Van der Werff took over the family business in 1996 as the third-generation owner-operator and decided to focus entirely on luxury motoryachts, made in steel under the new brand name Sturiër Yachts. “The fact that the steel for the boats arrives at our site in the form of complete building kits can rightly be called a revolution. The data is delivered directly to the company which cuts the steel to prepare it for our use. Other matters, ranging from the CNC milling of the interior and the technical systems to design elements such as the upholstery, are all taken care of in-house.”

Hybrid solutions
According to Van der Werff, a major benefit of digitisation is the possibility for owners to virtually walk through a 3D digital model and see how their wishes have been met as well as any undesirable elements. “Before digitisation, the information in drawings was less detailed, which meant errors were more common, and making changes was often very labour intensive. With the 3D models, clients can see in detail what the end result will be as well as the consequences of any possible changes. This ability for both parties to see exactly what they’re talking about is a major advantage of digitisation.”

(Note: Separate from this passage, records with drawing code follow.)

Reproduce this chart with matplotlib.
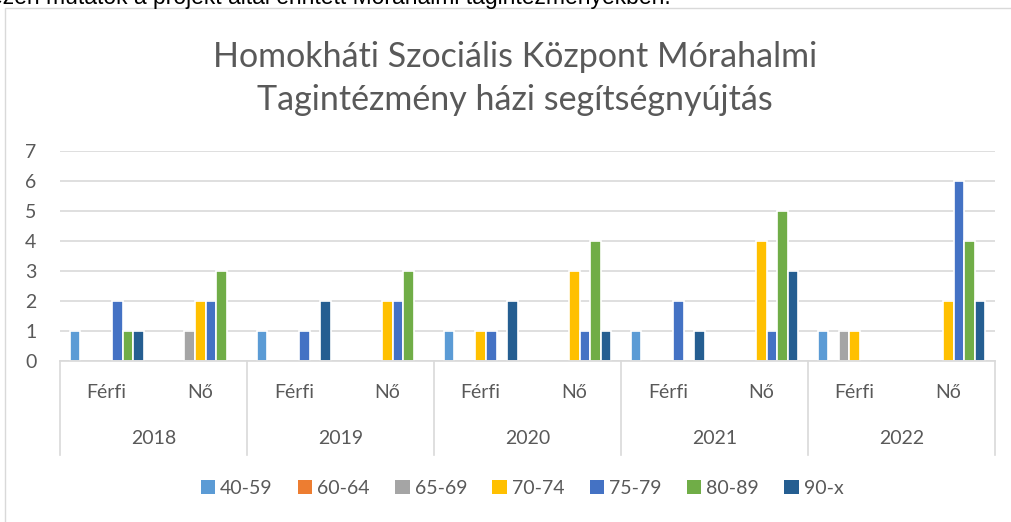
import matplotlib.pyplot as plt
import matplotlib.transforms as mtransforms
from matplotlib.patches import Rectangle
import numpy as np

plt.rcParams['font.family'] = ['Lato', 'DejaVu Sans']

years = ["2018", "2019", "2020", "2021", "2022"]
genders = ["Férfi", "Nő"]
series_names = ["40-59", "60-64", "65-69", "70-74", "75-79", "80-89", "90-x"]
colors = ["#5B9BD5", "#ED7D31", "#A5A5A5", "#FFC000", "#4472C4", "#70AD47", "#255E91"]

# values per category: 2018 Férfi, 2018 Nő, 2019 Férfi, ... 2022 Nő
s_40_59 = [1, 0, 1, 0, 1, 0, 1, 0, 1, 0]
s_60_64 = [0, 0, 0, 0, 0, 0, 0, 0, 0, 0]
s_65_69 = [0, 1, 0, 0, 0, 0, 0, 0, 1, 0]
s_70_74 = [0, 2, 0, 2, 1, 3, 0, 4, 1, 2]
s_75_79 = [2, 2, 1, 2, 1, 1, 2, 1, 0, 6]
s_80_89 = [1, 3, 0, 3, 0, 4, 0, 5, 0, 4]
s_90_x = [1, 0, 2, 0, 2, 1, 1, 3, 0, 2]
series = [s_40_59, s_60_64, s_65_69, s_70_74, s_75_79, s_80_89, s_90_x]

W, H = 1011, 522
fig = plt.figure(figsize=(W / 100, H / 100), dpi=100)

# chart border (runs past the image on right and bottom)
fig.patches.append(Rectangle((5 / W, -0.1), 1.2, 1 - 8 / H + 0.1, transform=fig.transFigure,
                             fill=False, edgecolor="#D9D9D9", linewidth=1))

# document text above the chart, cut by the screenshot edge
fig.text(-10 / W, 1 - 4 / H, "ezen mutatók a projekt által érintett Mórahalmi tagintézményekben.",
         fontsize=16.5, family="Liberation Sans", color="black", va="baseline", ha="left")

ax = fig.add_axes([60 / W, (H - 361) / H, (995 - 60) / W, (361 - 151) / H])

n_cat = len(years) * len(genders)
x = np.arange(n_cat)
slot = 0.79 / len(series)
for k, (name, vals, c) in enumerate(zip(series_names, series, colors)):
    offs = (k - (len(series) - 1) / 2) * slot
    v = np.array(vals, dtype=float)
    nz = v > 0
    ax.bar(x[nz] + offs, v[nz], width=slot, color=c, edgecolor="white", linewidth=1.2, zorder=3)
    ax.bar([np.nan], [np.nan], color=c, label=name)

ax.set_xlim(-0.5, n_cat - 0.5)
ax.set_ylim(0, 7)
ax.set_yticks(range(8))
ax.tick_params(axis="y", length=0, labelsize=14, labelcolor="#595959", pad=17)
ax.set_xticks([])
ax.grid(axis="y", color="#D9D9D9", linewidth=1.2, zorder=0)
for sp in ["top", "right", "left"]:
    ax.spines[sp].set_visible(False)
ax.spines["bottom"].set_color("#D9D9D9")
ax.spines["bottom"].set_linewidth(1.2)
ax.spines["bottom"].set_zorder(4)

trans = mtransforms.blended_transform_factory(ax.transData, ax.transAxes)
gender_y = -31 / 210
year_y = -77 / 210
line_bottom = -94 / 210
for i in range(n_cat):
    ax.text(x[i], gender_y, genders[i % 2], transform=trans, ha="center", va="center",
            fontsize=14, color="#595959")
for j, yr in enumerate(years):
    ax.text(2 * j + 0.5, year_y, yr, transform=trans, ha="center", va="center",
            fontsize=14, color="#595959")
for b in np.arange(-0.5, n_cat, 2):
    ax.plot([b, b], [0, line_bottom], transform=trans, color="#D9D9D9", linewidth=1.2, clip_on=False)

fig.text(515 / W, 1 - 57 / H, "Homokháti Szociális Központ Mórahalmi", ha="center", va="center",
         fontsize=24.5, color="#595959")
fig.text(515 / W, 1 - 100 / H, "Tagintézmény házi segítségnyújtás", ha="center", va="center",
         fontsize=24.5, color="#595959")

leg = fig.legend(loc="center", bbox_to_anchor=(522 / W, 1 - 488 / H), ncol=7, frameon=False,
                 handlelength=0.75, handleheight=0.75, handletextpad=0.25, columnspacing=1.3,
                 fontsize=14, labelcolor="#595959")

fig.savefig("out.png", dpi=100)
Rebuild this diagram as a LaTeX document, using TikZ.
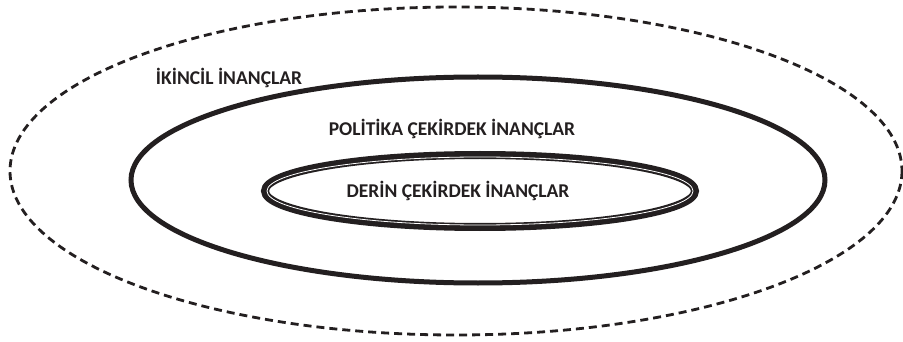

Another innovation regards hybrid sailing, such as diesel/electric or battery/electric powertrains. While Van der Werff is pretty sure that he is close to selling his first vessel with hybrid propulsion, he prefers not to speculate about the exact date. “You have to remember that a hybrid powertrain considerably increases the price tag of a vessel. And we’re not talking about a few euros – a hybrid vessel costs an average of 10-15% more than one with a conventional powertrain. There is potentially a role for governments in promoting hybrid solutions through more subsidies: this could really lead to top-of-the-line innovations.”